Kale moved closer and sat on a rock, slapping the dust from his pant leg. “I don’t hate Bram. I do think things would’ve been different though if he hadn’t done the things he did. Not just for Curare. But, everyone.” He paused and caught my eye. “I know how much you admire him.”
I bowed my head. “You’re right. I do.”
“You should know, Vea, that you’re not alone. There are others out there fighting for Curare.”
“There are?”
“Of course. That little charm you wear.” He gestured to the necklace I wore. “It’s a phoenix, our symbol.”
Kale reached for my hand and I let him take it. His hands were rough, sharp with callused skin and covered in cracks and crevices from his years of hard work. My body hummed at his touch, but his words cut through me like a knife. I frowned. What was he saying? Did my parents know about these people? They knew about Kale? I clenched my free hand into a tight fist. “But I got this from my parents. It was a gift.” My voice wavered with betrayal. I grew hard, defensive.
“I know. Your parents…they knew.” He tread carefully, choosing his words like you would choose where to step on rocky ground. “I know you’ve never trusted me. But they knew why I came from the City. I was looking for you.”
He tried to catch my eye, but I didn’t want to see his soul laid bare or to believe in the truth of what he spoke. I yanked my hand from his grasp and he recoiled as if I’d burned him. “You kept this from me,” I whispered. No. They had kept this from me.
Kale reached for my hand again, but I shrunk away from him. His eyes filled with unspoken sorrows. The divide rose between us once more. “I didn’t want to. They…your parents didn’t want me to tell you. I argued against it. But they forced me to agree so that I could stay on your farm.

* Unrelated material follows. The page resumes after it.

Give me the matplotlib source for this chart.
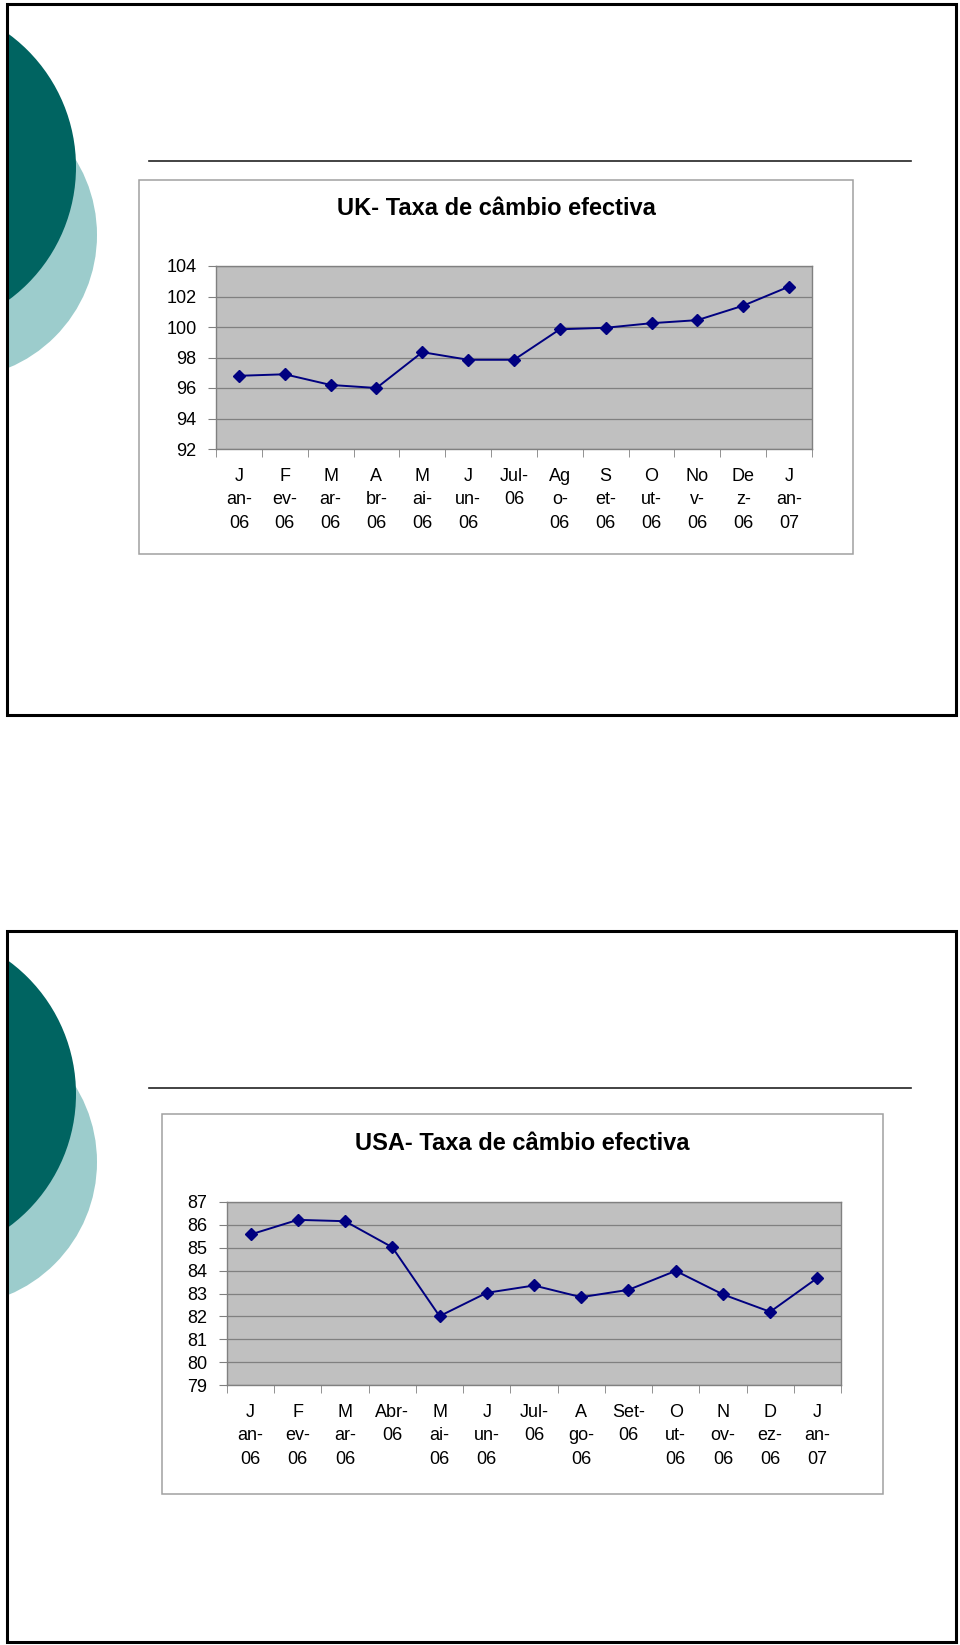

Stay with you.”
“Why?” I demanded.
“You’ve dealt with so much already. They wanted to protect you as long as possible. And your mother…she’d already lost her sister. I think she didn’t want to lose you too.” I stood up to leave, unable to bear any more. My parents had lied to me, had kept things from me. Kale had kept things from me. Their gift was not what I thought and the weight of it burned against my skin just like the flames that licked at the bird’s feet. “Vea,” Kale called as I stood to escape. “Please. That bird. That phoenix. It’s important. A phoenix burns after it dies and then is reborn. It’s a symbol of renewal. It’s a sign of life, of overcoming. Of strength. It wasn’t a real bird, of course. They only existed in stories. But that little bird means the world to Curare. And to the Undergrounds.”
I paused. “And you?”
He nodded. “Yes, to me too.” Did I believe him?
“Where did they get it?” I asked, knowing the answer already but forcing him to say it anyway.
Kale hesitated. “I brought it with me from the City. It was mine.”
With a gasp of rage, I turned and fled into the darkness, my eyes hot with tears. The only reminder of my family was nothing more than a symbol of their betrayal, of their willingness to keep secrets from me, making deals behind my back. How many more secrets did they keep?
The darkness did nothing to quench my rage. My breath came in raspy gulps and my tears flowed like rain. How dare they? How could they?
All at once, I remembered the night Kale had arrived in South Farm. My parents thought I was asleep in my bed. But I had become accomplished at sneaking around in the dark. They had seen to that. They sat in the barn talking to Kale, their faces dipping in and out of shadows that flickered in the candlelight. They whispered hotly in the darkness, though I couldn’t make out what they said. That’s when I had decided that he was a spy sent by the CPA to find me.